A record 91 percent of US companies in China are optimistic over the outlook for their Chinese operations because of the growing importance of the domestic market, but for the second year in a row their business performance fell in 2012, a survey showed yesterday.
According to the 2012-2013 China Business Report done by the American Chamber of Commerce in Shanghai, 91 percent of the 420 companies surveyed said they are "optimistic" or "slightly optimistic" about the prospects for their business over five years in China, a market they are committed to.
But only 73 percent of the US companies in China were profitable last year, declining from 78 percent in 2011 and 79 percent the year before, according to the survey.
For the second straight year, American firms saw a dip in year-on-year performance indicators, including profitability, revenue and operating margins, the survey said.
"We should no longer expect China's economy to grow at the same double-digit rates of years past," said Brenda Foster, president of AmCham Shanghai. "Steadily rising costs, human resource constraints and an increasingly competitive environment will also be the rule rather than the exception in the years ahead."
The survey also revealed that more than 40 percent of firms posted higher margins in China than what they achieved globally and nearly two-thirds said revenue growth in China was bigger than their global revenue growth.

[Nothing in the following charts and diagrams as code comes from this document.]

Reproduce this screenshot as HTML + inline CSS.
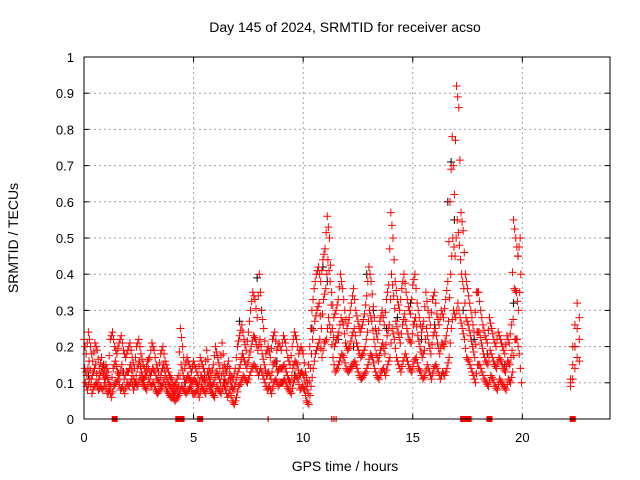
<!DOCTYPE html>
<html><head><meta charset="utf-8">
<style>
html,body{margin:0;padding:0;background:#fff;}
svg{display:block;font-family:"Liberation Sans",sans-serif;}
</style></head>
<body>
<svg id="chart" width="640" height="480">
  <text x="345" y="32" text-anchor="middle" font-size="14">Day 145 of 2024, SRMTID for receiver acso</text>
  <text x="18" y="238" text-anchor="middle" font-size="14" transform="rotate(-90 18 238)">SRMTID / TECUs</text>
  <text x="345" y="471" text-anchor="middle" font-size="14">GPS time / hours</text>
  <g id="grid"></g><g id="ticks"></g><g id="black"></g><g id="red"></g><g id="flags"></g>
  <rect x="84" y="57" width="526" height="362" fill="none" stroke="#000" stroke-width="1"/>
</svg>
<script>
const xTicks=[0,5,10,15,20];
const yTicks=[0,0.1,0.2,0.3,0.4,0.5,0.6,0.7,0.8,0.9,1];
const yTickLabels=["0","0.1","0.2","0.3","0.4","0.5","0.6","0.7","0.8","0.9","1"];
const redStart=0, redStep=0.1;
const redA=[22,18,24,20,16,21,19,14,17,12,15,13,22,24,20,18,21,23,19,17,19,21,17,14,20,22,18,15,13,16,17,21,19,15,13,18,20,16,14,12,11,9,10,12,25,20,14,17,15,13,16,14,12,17,15,13,19,14,12,15,20,17,14,21,15,13,16,12,11,14,20,23,26,22,19,24,30,35,33,28,40,30,25,18,20,17,22,24,19,21,19,23,21,17,15,20,24,22,18,20,18,13,10,20,30,36,40,42,38,44,47,56,50,35,28,30,33,40,36,30,25,28,32,36,30,27,24,26,29,34,42,38,31,25,22,27,30,26,33,37,57,50,38,33,30,36,40,35,31,29,37,40,32,28,24,27,35,30,26,33,35,29,26,30,28,33,38,60,78,62,92,86,57,52,40,36,32,28,24,35,35,30,26,23,21,28,25,22,20,24,22,20,18,23,21,26,55,50,45,50];
const redB=[14,12,16,11,13,15,10,12,14,11,12,10,9,14,16,13,12,15,11,13,13,15,12,10,14,16,13,11,12,14,12,14,13,11,10,13,15,12,10,9,8,7,8,9,15,12,10,12,11,10,11,10,9,12,11,10,13,11,9,10,13,12,10,14,11,9,12,9,8,10,13,15,18,16,14,17,20,23,22,19,22,18,15,12,13,11,15,16,13,14,14,15,13,11,10,14,16,15,12,13,12,9,7,14,22,27,30,32,25,33,36,44,38,25,20,22,24,28,26,21,19,20,23,25,21,19,17,18,20,24,30,27,22,18,16,19,21,18,23,26,40,34,27,24,21,26,29,25,22,21,26,28,23,20,17,19,25,21,18,23,25,21,18,21,20,23,27,40,50,45,55,48,40,36,28,26,23,20,17,24,24,21,18,16,15,19,17,15,14,17,16,14,13,16,15,19,36,35,30,40];
const redC=[10,8,11,7,9,10,8,9,8,10,7,8,6,9,10,11,8,9,7,10,9,11,8,10,9,12,10,9,8,11,9,10,8,7,8,9,11,8,7,6,6,5,6,7,9,8,7,8,9,7,7,8,6,9,8,7,10,8,7,6,9,8,7,10,8,6,8,5,4,6,9,10,12,11,10,12,14,15,14,12,14,12,10,8,9,7,10,11,9,10,10,11,9,8,7,10,12,11,8,9,8,5,4,9,14,18,20,22,17,21,22,28,24,17,13,14,16,18,17,14,13,14,15,16,14,12,11,12,13,15,18,17,14,12,11,13,14,12,15,17,25,22,17,15,13,16,18,16,14,13,16,17,14,13,11,12,15,13,11,14,15,13,11,13,12,14,17,25,30,28,32,28,25,22,17,16,14,12,10,15,15,13,11,10,9,12,11,9,8,11,10,9,8,11,10,13,22,22,18,10];
const lateTimes=[22.2,22.3,22.4,22.5,22.6];
const lateA=[11,20,26,32,28];
const lateB=[10,15,20,25,22];
const lateC=[9,11,14,17,16];
const blackTimes=[0.2,0.9,1.8,2.7,3.5,4.6,5.5,6.4,7.1,7.9,8.1,8.8,9.6,10.4,10.9,11.1,11.6,12.3,12.9,13.2,13.8,14.3,14.9,15.4,16.0,16.6,16.75,16.9,17.3,17.8,18.4,19.2,19.6,19.8,22.4];
const blackVals=[12,15,13,11,9,10,12,10,27,39,30,16,12,25,42,38,22,20,40,30,25,28,32,22,26,60,71,55,30,22,18,15,32,45,20];
const flagTimes=[1.4,4.3,4.45,5.3,8.4,11.3,11.4,11.5,17.3,17.55,18.5,22.3];
const flagKinds=[1,1,1,1,0,0,0,0,1,1,1,1];

const NS="http://www.w3.org/2000/svg";
const X0=84,X1=610,Y0=419,Y1=57,XMAX=24;
function sx(t){return X0+(t/XMAX)*(X1-X0);}
function sy(v){return Y0-v*(Y0-Y1);}
function mk(tag,attrs,parent){const e=document.createElementNS(NS,tag);for(const k in attrs)e.setAttribute(k,attrs[k]);parent.appendChild(e);return e;}
const grid=document.getElementById('grid'),ticks=document.getElementById('ticks');
yTicks.forEach((v,i)=>{
  const y=sy(v);
  if(i>0&&i<yTicks.length-1){const g=mk('line',{x1:X0,x2:X1,y1:y,y2:y,stroke:'#a0a0a0','stroke-dasharray':'2,3'},grid);
  
  }
  mk('line',{x1:X0,x2:X0+5,y1:y,y2:y,stroke:'#000'},ticks);
  mk('line',{x1:X1,x2:X1-5,y1:y,y2:y,stroke:'#000'},ticks);
  const t=mk('text',{x:X0-10,y:y+5,'text-anchor':'end','font-size':13},ticks);
  t.textContent=yTickLabels[i];
  
  
});
xTicks.forEach(v=>{
  const x=sx(v);
  if(v>0){const g=mk('line',{x1:x,x2:x,y1:Y0,y2:Y1,stroke:'#a0a0a0','stroke-dasharray':'2,3'},grid);
  
  }
  mk('line',{x1:x,x2:x,y1:Y0,y2:Y0-5,stroke:'#000'},ticks);
  mk('line',{x1:x,x2:x,y1:Y1,y2:Y1+5,stroke:'#000'},ticks);
  const t=mk('text',{x:x,y:Y0+23,'text-anchor':'middle','font-size':13},ticks);
  t.textContent=String(v);
  
  
});
function plus(t,v,color,parent,name){
  const x=sx(t),y=sy(v);
  const p=mk('path',{d:`M${x-4},${y}h8M${x},${y-4}v8`,stroke:color,'stroke-width':1,fill:'none'},parent);
  
  
}
const black=document.getElementById('black'),red=document.getElementById('red');
blackTimes.forEach((t,i)=>plus(t,blackVals[i]/100,'#000',black,'black-point'));
[redA,redB,redC].forEach((arr,k)=>arr.forEach((v,i)=>{
  plus(redStart+i*redStep+k*0.03,v/100,'#f00',red,'red-point');
  if(i+1<arr.length){plus(redStart+i*redStep+0.05+k*0.03,(v+arr[i+1])/200,'#f00',red,'red-point');}
}));
[lateA,lateB,lateC].forEach(arr=>arr.forEach((v,i)=>plus(lateTimes[i],v/100,'#f00',red,'red-point')));
const flags=document.getElementById('flags');
flagTimes.forEach((t,i)=>{
  const x=sx(t);
  const r=flagKinds[i]?mk('rect',{x:x-3,y:Y0-3,width:6,height:6,fill:'#f00'},flags):mk('rect',{x:x-0.5,y:Y0-3,width:1.2,height:6,fill:'#f00'},flags);
  
  
});
</script>
</body></html>
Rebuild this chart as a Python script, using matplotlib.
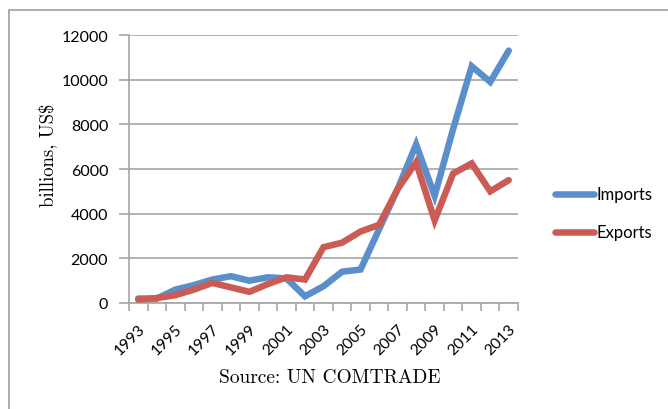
import matplotlib
matplotlib.use("Agg")
import matplotlib.pyplot as plt
import matplotlib.transforms as mtransforms
from matplotlib.patches import Rectangle
from matplotlib.lines import Line2D

years = list(range(1993, 2014))
imports = [200, 200, 600, 800, 1050, 1200, 1000, 1150, 1100, 300, 750,
           1400, 1500, 3300, 5100, 7100, 4800, 7800, 10600, 9900, 11300]
exports = [150, 220, 350, 600, 900, 700, 500, 850, 1150, 1050, 2500,
           2700, 3200, 3500, 5100, 6300, 3700, 5800, 6250, 5000, 5500]
yticks = [0, 2000, 4000, 6000, 8000, 10000, 12000]

blue = "#5A8FCB"
red = "#CB5C55"
grid_gray = "#A6A6A6"
sans = "Lato"
serif = "cmr10"

W, H = 668, 410
fig = plt.figure(figsize=(W / 100, H / 100), dpi=100)
fig.patch.set_facecolor("white")

# chart frame (open towards the right/bottom edge)
fig.add_artist(Rectangle((9 / W, -0.1), 1.2, 1 - 11 / H + 0.1,
                         transform=fig.transFigure, fill=False,
                         edgecolor="#A0A0A0", linewidth=1.2))

ax = fig.add_axes([129 / W, 1 - 304 / H, (518 - 129) / W, (304 - 36) / H])
x = list(range(len(years)))
ax.plot(x, imports, color=blue, linewidth=4.7, solid_capstyle="round",
        solid_joinstyle="miter", zorder=3)
ax.plot(x, exports, color=red, linewidth=4.7, solid_capstyle="round",
        solid_joinstyle="miter", zorder=4)

ax.set_xlim(-0.5, len(years) - 0.5)
ax.set_ylim(0, 12000)
ax.set_yticks(yticks)
ax.set_yticklabels([str(v) for v in yticks], fontfamily=sans, fontsize=11.5)
ax.yaxis.grid(True, color=grid_gray, linewidth=1.2)
ax.set_axisbelow(True)

# category axis: tick marks between categories, labels every other year
ax.set_xticks([i - 0.5 for i in range(len(years) + 1)])
ax.set_xticklabels([])
ax.set_xticks(x[::2], minor=True)
ax.set_xticklabels([str(y) for y in years[::2]], minor=True,
                   rotation=45, ha="right", va="top", rotation_mode="anchor",
                   fontfamily=sans, fontsize=11.3)
shift = mtransforms.ScaledTranslation(4 / 100, 0, fig.dpi_scale_trans)
for lab in ax.get_xticklabels(minor=True):
    lab.set_transform(lab.get_transform() + shift)
ax.tick_params(axis="x", which="minor", length=0, pad=13)
ax.tick_params(axis="x", which="major", length=6, color=grid_gray, width=1.2)
ax.tick_params(axis="y", length=7, color=grid_gray, width=1.2, pad=8)

for s in ("top", "right"):
    ax.spines[s].set_visible(False)
for s in ("left", "bottom"):
    ax.spines[s].set_color(grid_gray)
    ax.spines[s].set_linewidth(1.2)

fig.text(48 / W, 1 - 155 / H, "billions, US$", rotation=90,
         ha="center", va="center", fontfamily=serif, fontsize=13.5)
fig.text(330 / W, 1 - 378 / H, "Source: UN COMTRADE",
         ha="center", va="center", fontfamily=serif, fontsize=14)

# legend
for label, col, yy in (("Imports", blue, 195), ("Exports", red, 233)):
    fig.add_artist(Line2D([555 / W, 594 / W], [1 - yy / H, 1 - yy / H],
                          transform=fig.transFigure, color=col,
                          linewidth=4.7, solid_capstyle="round"))
    fig.text(597 / W, 1 - yy / H, label, ha="left", va="center",
             fontfamily=sans, fontsize=12)

fig.savefig("out.png", dpi=100)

China was ranked the top investment destination for more than one-fifth of companies, a survey record, and 75 percent rated it among the top-three investment priorities in this year's survey.
In addition, nearly 75 percent of companies said they plan to increase investment this year, the highest level seen over the last three years of the survey.
Nearly two-thirds of companies surveyed said they are "in China for China" to compete in the growing domestic market driven by increasing household income, which grew by nearly 10 percent in 2012.
But more than two-thirds of the US companies firms said the regulatory environment is either "not improving" or "deteriorating."